Handel: Messiah (CD Review - ottosbaroquemusick.co.uk, 2009)

Make no mistake, this set is a bright star in a lighted firmament of existing Handel Messiahs.

This newly (released 2009) performance/recording of Handel's "Messiah" is nothing short of superb. Conductor Stephen Layton has put together Polyhony, Britten Sinfonia, and four outstanding soloists for what is one of the best "Messiah"s out there.

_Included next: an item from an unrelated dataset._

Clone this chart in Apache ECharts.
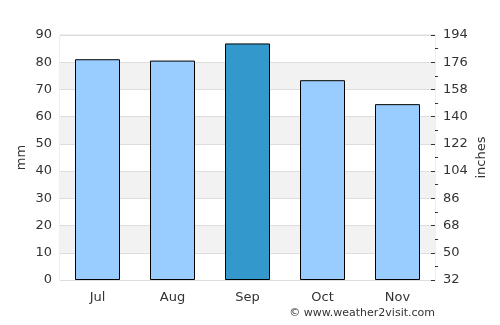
<!DOCTYPE html>
<html>
<head>
<meta charset="utf-8">
<script src="https://cdn.jsdelivr.net/npm/echarts@6/dist/echarts.min.js"></script>
<style>
  html, body { margin: 0; padding: 0; background: #fff; }
  #chart { width: 500px; height: 325px; }
</style>
</head>
<body>
<div id="chart"></div>
<script>
var months = ['Jul', 'Aug', 'Sep', 'Oct', 'Nov'];
var rainfall = [81.1, 80.6, 86.9, 73.4, 64.6];
var highlight = 2; // Sep is drawn darker
var rightMin = 32, rightMax = 194, rightStep = 18;

var barData = rainfall.map(function (v, i) {
    return {
        value: v,
        itemStyle: { color: i === highlight ? '#3399cc' : '#99ccff' }
    };
});

var labelFont = { fontFamily: 'DejaVu Sans', fontSize: 13, color: '#333' };

var option = {
    backgroundColor: '#fff',
    animation: false,
    grid: {
        left: 60, right: 65, top: 35, bottom: 45,
        show: true,
        borderColor: '#ddd',
        borderWidth: 1
    },
    graphic: [{
        type: 'text',
        right: 65,
        top: 308,
        style: {
            text: '\u00a9 www.weather2visit.com',
            fontFamily: 'DejaVu Sans',
            fontSize: 11,
            fill: '#333'
        }
    }],
    xAxis: {
        type: 'category',
        data: months,
        axisLine: { lineStyle: { color: '#ddd' } },
        axisTick: { show: false },
        axisLabel: Object.assign({ margin: 11 }, labelFont)
    },
    yAxis: [
        {
            type: 'value',
            min: 0,
            max: 90,
            interval: 10,
            name: 'mm',
            nameLocation: 'middle',
            nameGap: 32,
            nameMoveOverlap: false,
            nameTextStyle: labelFont,
            axisLine: { show: false },
            axisTick: { show: false },
            axisLabel: Object.assign({ margin: 8 }, labelFont),
            splitLine: { lineStyle: { color: '#ddd' } },
            splitArea: { show: true, areaStyle: { color: ['#fff', '#f2f2f2'] } }
        },
        {
            type: 'value',
            min: rightMin,
            max: rightMax,
            interval: rightStep,
            name: 'inches',
            nameLocation: 'middle',
            nameGap: 40,
            nameMoveOverlap: false,
            nameTextStyle: labelFont,
            axisLine: { show: false },
            axisTick: { show: true, inside: true, length: 4, lineStyle: { color: '#333' } },
            minorTick: { show: true, splitNumber: 2, length: -3, lineStyle: { color: '#333' } },
            axisLabel: Object.assign({ margin: 8 }, labelFont),
            splitLine: { show: false }
        }
    ],
    series: [{
        type: 'bar',
        yAxisIndex: 0,
        barWidth: '60%',
        itemStyle: { borderColor: '#000', borderWidth: 1 },
        data: barData
    }]
};

var myChart = echarts.init(document.getElementById('chart'));
myChart.setOption(option);
</script>
</body>
</html>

Polyphony is new to me, but what a chorus they are. Their sound is of average size, yet incredibly transparent with great attention to detail and nuance. Their diction is as good as the chorus of Boston Baroque's is in their "Messiah" recording. Polyphony has a wonderful ability to weave in and out of the counterpoint of the choruses leaving the listener taking in all the shapes, lines and contours all at once. Its a thrilling sensation.

The Britten Sinfonia is outstanding as well. Their playing is clean and articulate. They respond well to Layton's vision of "Messiah" and play an integral part of this performance. While listening, you will be aware of their contribution to what is considered a choral work. They demand your attention.

The four soloists, Julia Doyle, Iestyn Davies, Allan Clayton, and Andrew Foster-Williams are simply all in top form. They are effective in their singing, whether it be the more slow cerebral parts of the work or the rapid coloratura parts. They don't miss a beat. Their ornamentation is never obtrusive and is well worked within their respective solos.

As for Stephen Layton....Bravo! What a splendid treat this recording is. Not knowing what to expect upon purchasing this Hyperion recording, I was pleasantly knocked over within minutes into disc one. The question then arose, "will it keep being this good?' The answer was (and is), "yes."